In 2018, the International Astronomical Union voted to officially rename Hubble’s Law as the Hubble–Lemaître Law, acknowledging that Lemaître had independently derived the expansion relationship before Hubble confirmed it with telescope data.
The Scientists Who Made It Possible
Hubble’s proof rested on two things: knowing how fast galaxies were moving and knowing how far away they were. Neither measurement was his alone.
The velocity data came largely from the earlier work of Vesto Slipher, an astronomer at Lowell Observatory. Starting in 1912, Slipher painstakingly measured the redshifts of spiral nebulae (what we now call galaxies), beginning with the Andromeda Galaxy. By the time Hubble began his analysis, Slipher had already catalogued the velocities of dozens of galaxies. Hubble used these measurements directly.

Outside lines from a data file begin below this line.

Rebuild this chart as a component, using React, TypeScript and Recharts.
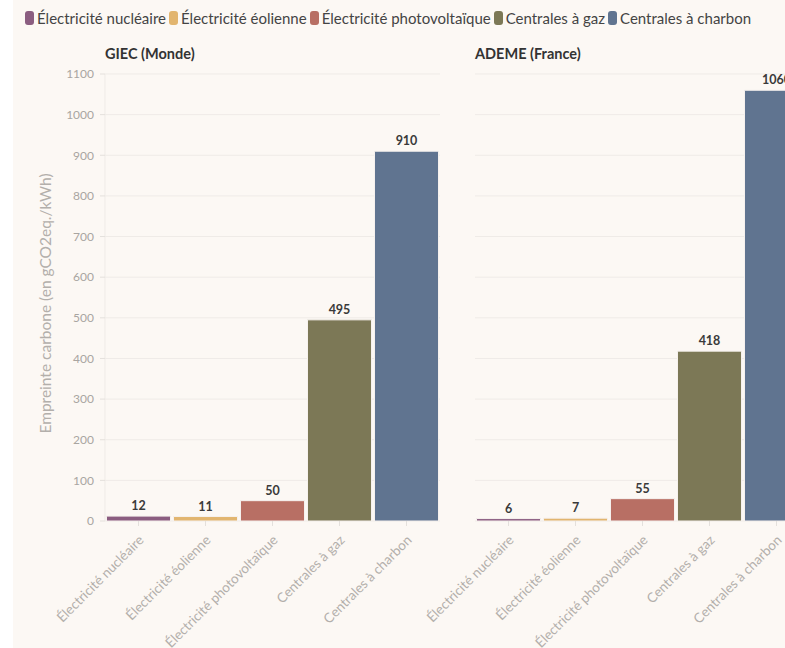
import React from 'react';
import { BarChart, Bar, XAxis, YAxis, CartesianGrid, Cell, LabelList } from 'recharts';

const categories = [
  'Électricité nucléaire',
  'Électricité éolienne',
  'Électricité photovoltaïque',
  'Centrales à gaz',
  'Centrales à charbon',
];
const colors = ['#8b5d80', '#e2b56f', '#b86f64', '#7c7856', '#607490'];
const giecValues = [12, 11, 50, 495, 910];
const ademeValues = [6, 7, 55, 418, 1060];
const yTicks = [0, 100, 200, 300, 400, 500, 600, 700, 800, 900, 1000, 1100];

const giecData = categories.map((name, i) => ({ name, value: giecValues[i] }));
const ademeData = categories.map((name, i) => ({ name, value: ademeValues[i] }));

const FONT = 'Lato, "Open Sans", sans-serif';
const BG = '#fcf8f4';
const GRID = '#efebe7';

const RotatedTick = (props: any) => {
  const { x, y, payload } = props;
  const px = x + 6;
  const py = y + 13;
  return (
    <text
      x={px}
      y={py}
      transform={`rotate(-45 ${px} ${py})`}
      textAnchor="end"
      fill="#b3afab"
      fontSize={13.5}
      fontFamily={FONT}
    >
      {payload.value}
    </text>
  );
};

const Panel = ({ data, showY }: { data: any[]; showY: boolean }) => (
  <BarChart
    width={showY ? 450 : 460}
    height={648}
    data={data}
    margin={{ top: 74, right: 10, bottom: 0, left: showY ? 45 : 115 }}
    barCategoryGap={1.5}
  >
    <CartesianGrid vertical={false} stroke={GRID} />
    <XAxis
      dataKey="name"
      interval={0}
      height={127}
      tick={<RotatedTick />}
      tickLine={{ stroke: '#e4e0dc' }}
      axisLine={false}
      tickSize={5}
    />
    <YAxis
      hide={!showY}
      width={60}
      domain={[0, 1100]}
      ticks={yTicks}
      interval={0}
      axisLine={{ stroke: GRID }}
      tickLine={{ stroke: '#e4e0dc' }}
      tickSize={5}
      tickMargin={6}
      tick={{ fill: '#a9a5a1', fontSize: 12, fontFamily: FONT }}
      label={{
        value: 'Empreinte carbone (en gCO2eq./kWh)',
        angle: -90,
        position: 'insideLeft',
        offset: 0,
        dy: 6,
        style: { textAnchor: 'middle', fill: '#b3afab', fontSize: 15.5, fontFamily: FONT },
      }}
    />
    <Bar dataKey="value" isAnimationActive={false} stroke="#f6f1ee" strokeWidth={1}>
      {data.map((d, i) => (
        <Cell key={d.name} fill={colors[i]} />
      ))}
      <LabelList
        dataKey="value"
        position="top"
        offset={6}
        fill="#3a3a3a"
        fontSize={12.5}
        fontWeight="bold"
        fontFamily={FONT}
      />
    </Bar>
  </BarChart>
);

export default function App() {
  return (
    <div
      style={{
        position: 'absolute',
        left: 0,
        top: 0,
        width: 785,
        height: 648,
        overflow: 'hidden',
        background: '#ffffff',
        fontFamily: FONT,
      }}
    >
      <div style={{ position: 'absolute', left: 13, top: 0, width: 772, height: 648, background: BG }} />
      <div style={{ position: 'absolute', left: 0, top: 0 }}>
        <Panel data={giecData} showY={true} />
      </div>
      <div style={{ position: 'absolute', left: 360, top: 0 }}>
        <Panel data={ademeData} showY={false} />
      </div>
      <div
        style={{
          position: 'absolute',
          left: 25,
          top: 9,
          display: 'flex',
          alignItems: 'center',
          fontSize: 15,
          color: '#444',
          whiteSpace: 'nowrap',
        }}
      >
        {categories.map((c, i) => (
          <span key={c} style={{ display: 'flex', alignItems: 'center', marginRight: 3 }}>
            <span
              style={{
                display: 'inline-block',
                width: 9,
                height: 14,
                borderRadius: 3,
                background: colors[i],
                marginRight: 3,
              }}
            />
            {c}
          </span>
        ))}
      </div>
      <div style={{ position: 'absolute', left: 105, top: 45, fontSize: 14.5, fontWeight: 'bold', color: '#333' }}>
        GIEC (Monde)
      </div>
      <div style={{ position: 'absolute', left: 475, top: 45, fontSize: 14.5, fontWeight: 'bold', color: '#333' }}>
        ADEME (France)
      </div>
    </div>
  );
}
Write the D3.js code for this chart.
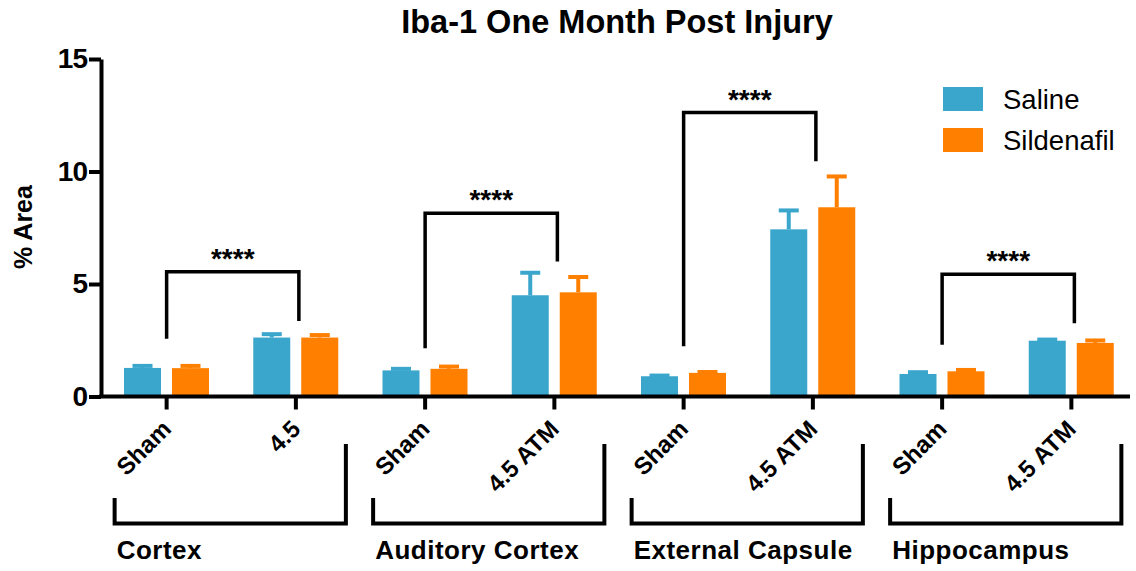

The distance measurements depended on a discovery by Henrietta Swan Leavitt, a Harvard astronomer who in 1912 identified a relationship between the brightness and the pulsation period of a type of star called a Cepheid variable. Brighter Cepheids pulse more slowly. Because you can measure the pulsation period from Earth, you can calculate the star’s true brightness, then compare that to how bright it appears to determine its distance. These became the first reliable “standard candles” for measuring distances across the cosmos, and they remain the gold standard today. Without Leavitt’s discovery, Hubble would have had no way to determine how far away those galaxies were.
Milton Humason, Hubble’s colleague at Mount Wilson, also played a key role. Humason was a remarkably skilled observer who photographed the spectra of distant galaxies, allowing the team to determine velocities by measuring wavelength shifts and interpreting them through the Doppler effect.
Why Einstein Called It His “Greatest Blunder”
Albert Einstein’s general theory of relativity, published in 1917, originally predicted that the universe should be either expanding or contracting. Einstein found this uncomfortable. The scientific consensus at the time held that the universe was static and eternal, so he added a term to his equations called the cosmological constant, a kind of anti-gravity force that held everything in place.
When Hubble’s observations proved that the universe was in fact expanding, Einstein realized his original equations had been right all along. There was no need for the cosmological constant. He reportedly called it his “greatest blunder,” a rare admission from the most celebrated physicist of the twentieth century. (In an ironic twist, modern cosmology has since revived the cosmological constant in a different form to account for dark energy, the mysterious force accelerating the universe’s expansion.)
The Expansion Rate Today
Hubble’s original estimate of the expansion rate was dramatically too high, implying a universe younger than Earth itself. Modern measurements have refined the number enormously, but a puzzle remains. Telescopes that measure the expansion using nearby galaxies and Cepheid variables get a Hubble constant of roughly 70 to 76 kilometers per second per megaparsec. Measurements based on the cosmic microwave background, the faint afterglow of the Big Bang, yield a lower value of about 67 to 68. Scientists call this gap the Hubble Tension, and it remains one of the biggest open questions in cosmology. Whether it reflects a measurement error or points to new physics is still unresolved.